### Set task:
Make an exact copy of the data below, leaving out every picture.

┌──

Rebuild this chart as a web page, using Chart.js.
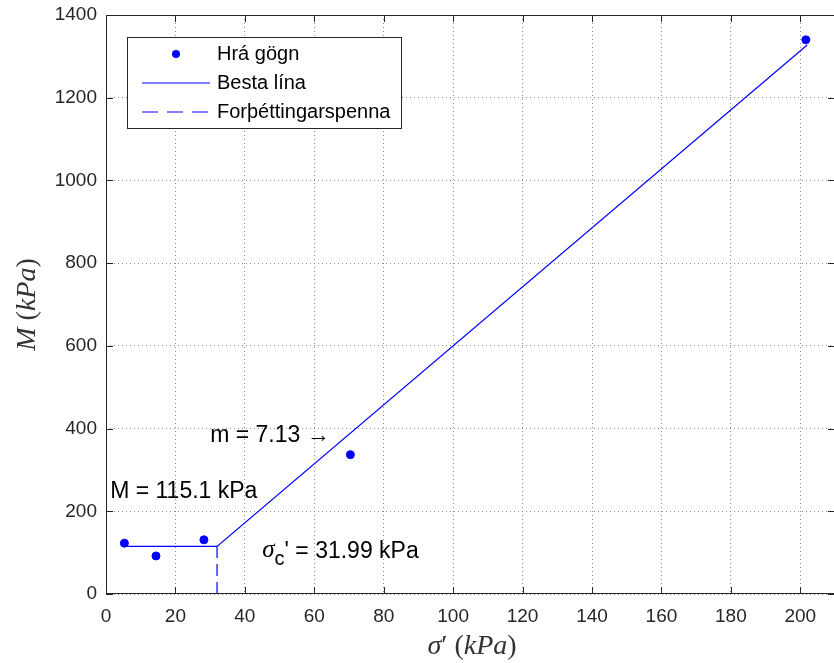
<!DOCTYPE html>
<html>
<head>
<meta charset="utf-8">
<script src="https://cdn.jsdelivr.net/npm/chart.js@4.4.0/dist/chart.umd.min.js"></script>
<style>
  html, body { margin: 0; padding: 0; background: #fff; overflow: hidden; }
  /* a little wider than the window: the right side of the axes box falls just off-screen, like the original */
  #wrap { width: 840px; height: 663px; position: relative; }
</style>
</head>
<body>
<div id="wrap"><canvas id="chart"></canvas></div>
<script>
// raw data (sigma' in kPa, M in kPa)
const sigmaRaw = [5.3, 14.4, 28.2, 70.4, 201.6];
const mRaw = [123, 92, 131, 337, 1340];

// best fit line: flat at M = 115.1 up to sigma_c, then slope 7.13
const fitX = [5.5, 31.99, 202];
const fitY = [115.1, 115.1, 1327.3];

// preconsolidation stress marker
const precX = [31.99, 31.99];
const precY = [0, 115.1];

const xTicks = [0, 20, 40, 60, 80, 100, 120, 140, 160, 180, 200];
const yTicks = [0, 200, 400, 600, 800, 1000, 1200, 1400];

const legendNames = ['Hrá gögn', 'Besta lína', 'Forþéttingarspenna'];

// text notes placed at data coordinates (left edge, vertical middle)
const notes = [
  { text: 'M = 115.1 kPa', x: 1.2, y: 247 },
  { text: 'm = 7.13 \u2192', x: 30.0, y: 382 },
];
const sigmaNote = { x: 45.0, y: 101.6, value: '31.99 kPa' };

const blue = '#0000ff';
const sans = '"Liberation Sans", Arial, sans-serif';
const serif = '"Liberation Serif", "Times New Roman", serif';

const toXY = (xs, ys) => xs.map((x, i) => ({ x, y: ys[i] }));

// draw a run of [text, font] pieces starting at x (left), returns total width
const drawRun = (ctx, parts, x, y, measureOnly) => {
  let w = 0;
  parts.forEach(([t, f]) => {
    ctx.font = f;
    if (!measureOnly) ctx.fillText(t, x + w, y);
    w += ctx.measureText(t).width;
  });
  return w;
};

// frame, inward tick marks, axis titles, legend box and notes
const decor = {
  id: 'decor',
  afterDraw(chart) {
    const { ctx, chartArea: a, scales: { x, y } } = chart;
    ctx.save();

    // frame
    ctx.strokeStyle = '#262626';
    ctx.lineWidth = 1;
    ctx.strokeRect(a.left + 0.5, a.top + 0.5, a.right - a.left - 1, a.bottom - a.top - 1);

    // inward ticks
    ctx.beginPath();
    const tl = 7;
    xTicks.forEach((v) => {
      const px = Math.round(x.getPixelForValue(v)) + 0.5;
      ctx.moveTo(px, a.bottom); ctx.lineTo(px, a.bottom - tl);
      ctx.moveTo(px, a.top); ctx.lineTo(px, a.top + tl);
    });
    yTicks.forEach((v) => {
      const py = Math.round(y.getPixelForValue(v)) + 0.5;
      ctx.moveTo(a.left, py); ctx.lineTo(a.left + tl, py);
      ctx.moveTo(a.right, py); ctx.lineTo(a.right - tl, py);
    });
    ctx.stroke();

    // axis titles, math style: italic letters, upright brackets
    const it = 'italic 28px ' + serif;
    const up = '28px ' + serif;
    ctx.fillStyle = '#333';
    ctx.textBaseline = 'middle';
    ctx.textAlign = 'left';
    const xt = [['\u03c3', it], ['\u2032 ', up], ['(', up], ['kPa', it], [')', up]];
    const xw = drawRun(ctx, xt, 0, 0, true);
    drawRun(ctx, xt, 472 - xw / 2, 647);
    const yt = [['M', it], [' (', up], ['kPa', it], [')', up]];
    const yw = drawRun(ctx, yt, 0, 0, true);
    ctx.save();
    ctx.translate(28, (a.top + a.bottom) / 2);
    ctx.rotate(-Math.PI / 2);
    drawRun(ctx, yt, -yw / 2, 0);
    ctx.restore();

    // legend
    const lx = 127, ly = 37, lw = 274, lh = 91;
    ctx.fillStyle = '#fff';
    ctx.fillRect(lx, ly, lw, lh);
    ctx.strokeStyle = '#262626';
    ctx.strokeRect(lx + 0.5, ly + 0.5, lw, lh);

    const rows = [54, 83, 112];
    ctx.fillStyle = blue;
    ctx.beginPath();
    ctx.arc(176, rows[0], 4, 0, Math.PI * 2);
    ctx.fill();

    ctx.strokeStyle = blue;
    ctx.lineWidth = 1.2;
    ctx.beginPath();
    ctx.moveTo(142, rows[1]); ctx.lineTo(210, rows[1]);
    ctx.stroke();
    ctx.setLineDash([16, 9]);
    ctx.beginPath();
    ctx.moveTo(142, rows[2]); ctx.lineTo(210, rows[2]);
    ctx.stroke();
    ctx.setLineDash([]);

    ctx.fillStyle = '#000';
    ctx.font = '20px ' + sans;
    legendNames.forEach((n, i) => ctx.fillText(n, 217, rows[i]));

    // notes
    ctx.font = '23px ' + sans;
    notes.forEach((n) => {
      ctx.fillText(n.text, x.getPixelForValue(n.x), y.getPixelForValue(n.y));
    });

    // sigma_c' note with subscript
    let sx = x.getPixelForValue(sigmaNote.x);
    const sy = y.getPixelForValue(sigmaNote.y);
    sx += drawRun(ctx, [['\u03c3', 'italic 25px ' + serif]], sx, sy - 2);
    sx += drawRun(ctx, [['c', '20px ' + sans]], sx, sy + 8);
    drawRun(ctx, [["' = " + sigmaNote.value, '23px ' + sans]], sx, sy);

    ctx.restore();
  },
};

new Chart(document.getElementById('chart'), {
  type: 'scatter',
  data: {
    datasets: [
      {
        label: legendNames[0],
        data: toXY(sigmaRaw, mRaw),
        backgroundColor: blue,
        borderColor: blue,
        pointRadius: 4,
        showLine: false,
      },
      {
        label: legendNames[1],
        data: toXY(fitX, fitY),
        borderColor: blue,
        borderWidth: 1.2,
        pointRadius: 0,
        showLine: true,
      },
      {
        label: legendNames[2],
        data: toXY(precX, precY),
        borderColor: blue,
        borderWidth: 1.2,
        borderDash: [12, 6],
        pointRadius: 0,
        showLine: true,
      },
    ],
  },
  options: {
    responsive: true,
    maintainAspectRatio: false,
    animation: false,
    layout: { padding: { top: 15, right: 0, left: 0, bottom: 0 } },
    plugins: { legend: { display: false }, tooltip: { enabled: false } },
    scales: {
      x: {
        type: 'linear',
        min: 0,
        max: 210,
        afterBuildTicks: (s) => { s.ticks = xTicks.map((v) => ({ value: v })); },
        afterFit: (s) => { s.height = 69; s.paddingLeft = 0; s.paddingRight = 0; },
        grid: { color: '#8c8c8c', drawTicks: false },
        border: { display: false, dash: [1, 3] },
        ticks: { color: '#262626', font: { family: sans, size: 19 }, padding: 11, maxRotation: 0, callback: (v) => String(v) },
      },
      y: {
        type: 'linear',
        min: 0,
        max: 1400,
        afterBuildTicks: (s) => { s.ticks = yTicks.map((v) => ({ value: v })); },
        afterFit: (s) => { s.width = 106; s.paddingTop = 0; s.paddingBottom = 0; },
        grid: { color: '#8c8c8c', drawTicks: false },
        border: { display: false, dash: [1, 3] },
        ticks: { color: '#262626', font: { family: sans, size: 19 }, padding: 9, callback: (v) => String(v) },
      },
    },
  },
  plugins: [decor],
});
</script>
</body>
</html>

└──

### Response to the exercise:
Rebuild this chart as a web page, using Chart.js.
<!DOCTYPE html>
<html>
<head>
<meta charset="utf-8">
<script src="https://cdn.jsdelivr.net/npm/chart.js@4.4.0/dist/chart.umd.min.js"></script>
<style>
  html, body { margin: 0; padding: 0; background: #fff; overflow: hidden; }
  /* a little wider than the window: the right side of the axes box falls just off-screen, like the original */
  #wrap { width: 840px; height: 663px; position: relative; }
</style>
</head>
<body>
<div id="wrap"><canvas id="chart"></canvas></div>
<script>
// raw data (sigma' in kPa, M in kPa)
const sigmaRaw = [5.3, 14.4, 28.2, 70.4, 201.6];
const mRaw = [123, 92, 131, 337, 1340];

// best fit line: flat at M = 115.1 up to sigma_c, then slope 7.13
const fitX = [5.5, 31.99, 202];
const fitY = [115.1, 115.1, 1327.3];

// preconsolidation stress marker
const precX = [31.99, 31.99];
const precY = [0, 115.1];

const xTicks = [0, 20, 40, 60, 80, 100, 120, 140, 160, 180, 200];
const yTicks = [0, 200, 400, 600, 800, 1000, 1200, 1400];

const legendNames = ['Hrá gögn', 'Besta lína', 'Forþéttingarspenna'];

// text notes placed at data coordinates (left edge, vertical middle)
const notes = [
  { text: 'M = 115.1 kPa', x: 1.2, y: 247 },
  { text: 'm = 7.13 \u2192', x: 30.0, y: 382 },
];
const sigmaNote = { x: 45.0, y: 101.6, value: '31.99 kPa' };

const blue = '#0000ff';
const sans = '"Liberation Sans", Arial, sans-serif';
const serif = '"Liberation Serif", "Times New Roman", serif';

const toXY = (xs, ys) => xs.map((x, i) => ({ x, y: ys[i] }));

// draw a run of [text, font] pieces starting at x (left), returns total width
const drawRun = (ctx, parts, x, y, measureOnly) => {
  let w = 0;
  parts.forEach(([t, f]) => {
    ctx.font = f;
    if (!measureOnly) ctx.fillText(t, x + w, y);
    w += ctx.measureText(t).width;
  });
  return w;
};

// frame, inward tick marks, axis titles, legend box and notes
const decor = {
  id: 'decor',
  afterDraw(chart) {
    const { ctx, chartArea: a, scales: { x, y } } = chart;
    ctx.save();

    // frame
    ctx.strokeStyle = '#262626';
    ctx.lineWidth = 1;
    ctx.strokeRect(a.left + 0.5, a.top + 0.5, a.right - a.left - 1, a.bottom - a.top - 1);

    // inward ticks
    ctx.beginPath();
    const tl = 7;
    xTicks.forEach((v) => {
      const px = Math.round(x.getPixelForValue(v)) + 0.5;
      ctx.moveTo(px, a.bottom); ctx.lineTo(px, a.bottom - tl);
      ctx.moveTo(px, a.top); ctx.lineTo(px, a.top + tl);
    });
    yTicks.forEach((v) => {
      const py = Math.round(y.getPixelForValue(v)) + 0.5;
      ctx.moveTo(a.left, py); ctx.lineTo(a.left + tl, py);
      ctx.moveTo(a.right, py); ctx.lineTo(a.right - tl, py);
    });
    ctx.stroke();

    // axis titles, math style: italic letters, upright brackets
    const it = 'italic 28px ' + serif;
    const up = '28px ' + serif;
    ctx.fillStyle = '#333';
    ctx.textBaseline = 'middle';
    ctx.textAlign = 'left';
    const xt = [['\u03c3', it], ['\u2032 ', up], ['(', up], ['kPa', it], [')', up]];
    const xw = drawRun(ctx, xt, 0, 0, true);
    drawRun(ctx, xt, 472 - xw / 2, 647);
    const yt = [['M', it], [' (', up], ['kPa', it], [')', up]];
    const yw = drawRun(ctx, yt, 0, 0, true);
    ctx.save();
    ctx.translate(28, (a.top + a.bottom) / 2);
    ctx.rotate(-Math.PI / 2);
    drawRun(ctx, yt, -yw / 2, 0);
    ctx.restore();

    // legend
    const lx = 127, ly = 37, lw = 274, lh = 91;
    ctx.fillStyle = '#fff';
    ctx.fillRect(lx, ly, lw, lh);
    ctx.strokeStyle = '#262626';
    ctx.strokeRect(lx + 0.5, ly + 0.5, lw, lh);

    const rows = [54, 83, 112];
    ctx.fillStyle = blue;
    ctx.beginPath();
    ctx.arc(176, rows[0], 4, 0, Math.PI * 2);
    ctx.fill();

    ctx.strokeStyle = blue;
    ctx.lineWidth = 1.2;
    ctx.beginPath();
    ctx.moveTo(142, rows[1]); ctx.lineTo(210, rows[1]);
    ctx.stroke();
    ctx.setLineDash([16, 9]);
    ctx.beginPath();
    ctx.moveTo(142, rows[2]); ctx.lineTo(210, rows[2]);
    ctx.stroke();
    ctx.setLineDash([]);

    ctx.fillStyle = '#000';
    ctx.font = '20px ' + sans;
    legendNames.forEach((n, i) => ctx.fillText(n, 217, rows[i]));

    // notes
    ctx.font = '23px ' + sans;
    notes.forEach((n) => {
      ctx.fillText(n.text, x.getPixelForValue(n.x), y.getPixelForValue(n.y));
    });

    // sigma_c' note with subscript
    let sx = x.getPixelForValue(sigmaNote.x);
    const sy = y.getPixelForValue(sigmaNote.y);
    sx += drawRun(ctx, [['\u03c3', 'italic 25px ' + serif]], sx, sy - 2);
    sx += drawRun(ctx, [['c', '20px ' + sans]], sx, sy + 8);
    drawRun(ctx, [["' = " + sigmaNote.value, '23px ' + sans]], sx, sy);

    ctx.restore();
  },
};

new Chart(document.getElementById('chart'), {
  type: 'scatter',
  data: {
    datasets: [
      {
        label: legendNames[0],
        data: toXY(sigmaRaw, mRaw),
        backgroundColor: blue,
        borderColor: blue,
        pointRadius: 4,
        showLine: false,
      },
      {
        label: legendNames[1],
        data: toXY(fitX, fitY),
        borderColor: blue,
        borderWidth: 1.2,
        pointRadius: 0,
        showLine: true,
      },
      {
        label: legendNames[2],
        data: toXY(precX, precY),
        borderColor: blue,
        borderWidth: 1.2,
        borderDash: [12, 6],
        pointRadius: 0,
        showLine: true,
      },
    ],
  },
  options: {
    responsive: true,
    maintainAspectRatio: false,
    animation: false,
    layout: { padding: { top: 15, right: 0, left: 0, bottom: 0 } },
    plugins: { legend: { display: false }, tooltip: { enabled: false } },
    scales: {
      x: {
        type: 'linear',
        min: 0,
        max: 210,
        afterBuildTicks: (s) => { s.ticks = xTicks.map((v) => ({ value: v })); },
        afterFit: (s) => { s.height = 69; s.paddingLeft = 0; s.paddingRight = 0; },
        grid: { color: '#8c8c8c', drawTicks: false },
        border: { display: false, dash: [1, 3] },
        ticks: { color: '#262626', font: { family: sans, size: 19 }, padding: 11, maxRotation: 0, callback: (v) => String(v) },
      },
      y: {
        type: 'linear',
        min: 0,
        max: 1400,
        afterBuildTicks: (s) => { s.ticks = yTicks.map((v) => ({ value: v })); },
        afterFit: (s) => { s.width = 106; s.paddingTop = 0; s.paddingBottom = 0; },
        grid: { color: '#8c8c8c', drawTicks: false },
        border: { display: false, dash: [1, 3] },
        ticks: { color: '#262626', font: { family: sans, size: 19 }, padding: 9, callback: (v) => String(v) },
      },
    },
  },
  plugins: [decor],
});
</script>
</body>
</html>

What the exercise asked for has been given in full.